Florida Georgia Line singles chronology
| "Simple" (2018) | "Talk You Out of It" (2018) | "Blessings" (2019) |

Music videos
- "Talk You Out Of It" on YouTube
- "Talk You Out of It (Lyric Video)" on YouTube

= Talk You Out of It =

2018 single by Florida Georgia Line

"Talk You Out of It" is a song recorded by American country music duo Florida Georgia Line. It is their sixteenth solo single release, and the second from their fourth studio album Can't Say I Ain't Country. The song was written by Michael Hardy, Hunter Phelps, Jameson Rodgers and Alysa Vanderheym.

==Content==
The song features elements of country music and contemporary R&B, with a banjo riff and drum machine, with lead vocals by Tyler Hubbard. Taste of Country writer Sterling Whitaker described it as a "slow, sexy ballad", and said of its lyrical content that "The narrator manages to talk his lady love into getting ready to hit the town, but once he sees her in the dress she chose, his intentions change" Hubbard referred to it as the "baby-making song".

==Commercial performance==
The song has sold 169,000 copies in the United States as of September 2019. On the Billboard Hot 100, the song managed to peak at number 57 on the week of August 17, 2019. Despite not reaching the top 50, the song also managed to appear on the year-end chart of the Billboard Hot 100 in 2019 at 94. By doing so, it became the lowest-peaking song to ever make a year-end Hot 100, passing "El Perdón" by Nicky Jam and Enrique Iglesias which peaked at 56.

==Music video==
The song's music video debuted in November 2018, and was directed by Justin Clough.

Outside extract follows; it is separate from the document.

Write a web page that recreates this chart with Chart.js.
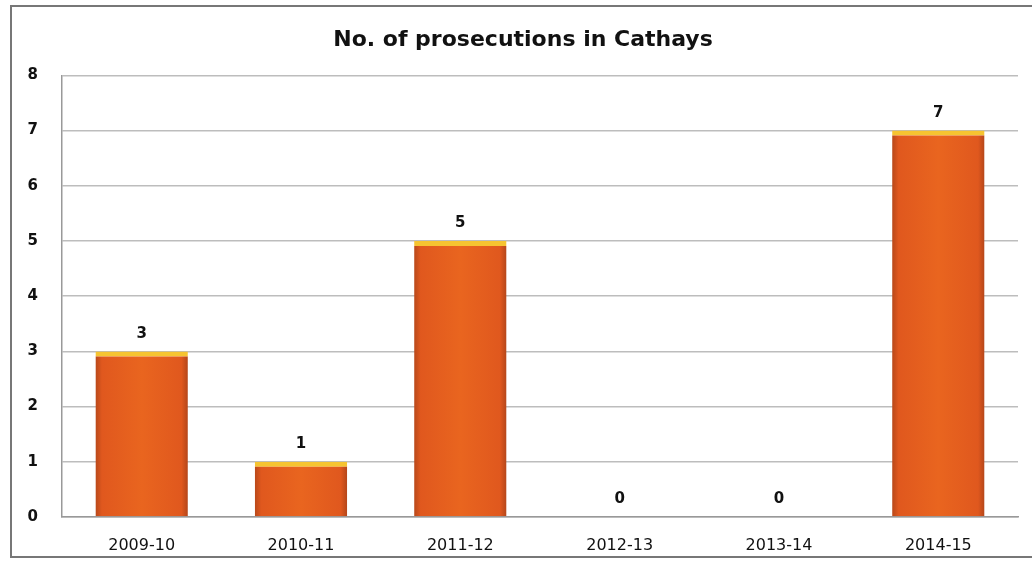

It features intimate scenes of both members of Florida Georgia Line (Hubbard and Brian Kelley), along with their respective wives. Florida Georgia Line also released behind-the-scenes footage of the video a month later.

==Live performance==
Florida Georgia Line performed the song on The Tonight Show Starring Jimmy Fallon on February 14, 2019, and on The Ellen DeGeneres Show exactly one week later.

==Charts==

===Weekly charts===

| Chart (2018–2019) | Peak position |
|---|---|
| Australia Country (TMN) | 12 |
| Canada Hot 100 (Billboard) | 97 |
| Canada Country (Billboard) | 28 |
| US Billboard Hot 100 | 57 |
| US Country Airplay (Billboard) | 11 |
| US Hot Country Songs (Billboard) | 11 |
| US Rolling Stone Top 100 | 94 |

===Year-end charts===

| Chart (2019) | Position |
|---|---|
| US Billboard Hot 100 | 94 |
| US Country Airplay (Billboard) | 35 |
| US Hot Country Songs (Billboard) | 12 |

==Certifications==

| Region | Certification | Certified units/sales |
| United States (RIAA) | 2× Platinum | 2,000,000^{‡} |
^{‡} Sales+streaming figures based on certification alone.